The charge was given directly from OCGA § 40-6-40(a)(2).   The trial court then instructed the jury that, “A motor vehicle may be an obstruction when it is operated on a public road in a manner which could not be generally or reasonably anticipated, taking into account all circumstances and conditions present at such time and place and thereby hinders or impedes proper travel on such road.”

Appellants argue that the second portion of the charge quoted above was erroneous because the law does not require that a motor vehicle be operated “in a manner which could not be generally or reasonably anticipated” in order to constitute an obstruction.

The language given by the trial court is directly quoted from our Supreme Court in Smith v. Lott, 246 Ga. 366, 271 S.E.2d 463 (1980), in which that Court determined the circumstances under which a motor vehicle can be considered an obstruction so as to justify the crossing of a solid yellow line in order to pass it.  Id. at 367, 271 S.E.2d 463.   We do not believe the fact that Smith involved a slow moving combine as opposed to a temporarily stopped MARTA bus is a relevant distinction with respect to that Court's holding.   Accordingly, because the challenged jury charge is a correct statement of the law and was properly adjusted to the circumstances of this case, it was not erroneous.   See Mullady v. State, 270 Ga.App. 444, 446(1), 606 S.E.2d 645 (2004);  John H. Smith, Inc. v. Teveit, 175 Ga.App. 565, 569(3), 333 S.E.2d 856 (1985).

Judgment affirmed.


1.   It is not possible to tell from the verdict form whether the jury attributed any negligence to Smith and/or whether it otherwise caused any reduction to its award of damages.
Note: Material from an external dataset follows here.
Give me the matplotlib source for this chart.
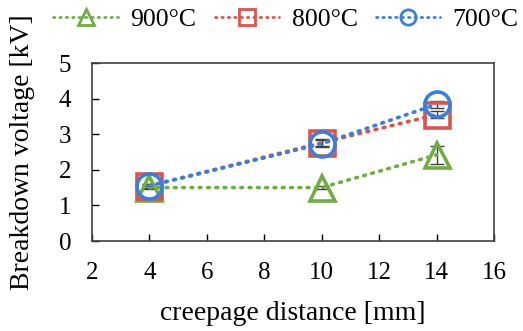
import matplotlib
matplotlib.use("Agg")
import matplotlib.pyplot as plt
from matplotlib.lines import Line2D

plt.rcParams['font.family'] = ['Liberation Serif', 'DejaVu Serif']

distance = [4, 10, 14]
v900 = [1.5, 1.5, 2.42]
v800 = [1.55, 2.76, 3.55]
v700 = [1.55, 2.73, 3.84]
err900 = [0.05, 0.05, 0.25]
err800 = [0.05, 0.1, 0.1]
err700 = [0.05, 0.1, 0.1]

series = [
    ("900°C", v900, err900, "#70AD47", "^"),
    ("800°C", v800, err800, "#D9534F", "s"),
    ("700°C", v700, err700, "#3A7FD9", "o"),
]

fig = plt.figure(figsize=(5.23, 3.31), dpi=100)
ax = fig.add_axes([92 / 523, 1 - 241 / 331, (494 - 92) / 523, (241 - 63) / 331])

handles = []
for name, vals, err, col, mk in series:
    ax.errorbar(distance, vals, yerr=err, fmt="none", ecolor="#404040",
                elinewidth=1.0, capsize=5, capthick=1.0, zorder=2)
    ax.plot(distance, vals, linestyle=(0, (0.5, 1.8)), dash_capstyle="round",
            linewidth=2.6, color=col, marker=mk, markersize=18,
            markerfacecolor="none", markeredgecolor=col, markeredgewidth=2.6,
            zorder=3)
    # smaller legend handle, as in the reference
    handles.append(Line2D([], [], linestyle=(0, (0.5, 1.8)), dash_capstyle="round",
                          linewidth=2.0, color=col, marker=mk, markersize=11,
                          markerfacecolor="none", markeredgewidth=2.0, label=name))

ax.set_xlim(2, 16)
ax.set_ylim(0, 5)
ax.set_xticks(range(2, 17, 2))
ax.set_yticks(range(0, 6))
ax.tick_params(direction="in", labelsize=18, length=5, width=1, pad=15)
for s in ax.spines.values():
    s.set_linewidth(1.2)
    s.set_color("#404040")
ax.set_xlabel("creepage distance [mm]", fontsize=20, labelpad=12)
ax.set_ylabel("Breakdown voltage [kV]", fontsize=20, labelpad=17)

fig.legend(handles=handles, loc="center", bbox_to_anchor=(0.547, 0.942), ncol=3,
           frameon=False, fontsize=18.5, handlelength=2.5,
           columnspacing=0.7, handletextpad=0.5, borderpad=0.1)

fig.savefig("out.png", dpi=100)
2.   We note that pursuant to Senate Bill No. 3, Ga. L. 2005, commonly known as the Tort Reform Act of 2005, the calculation of the proportional reduction of damages is now to be performed by the judge following a jury's determination of the parties' respective percentages of fault.   See OCGA § 51-12-33(a) (2006).

BERNES, Judge.

ANDREWS, P.J., and BARNES, J., concur.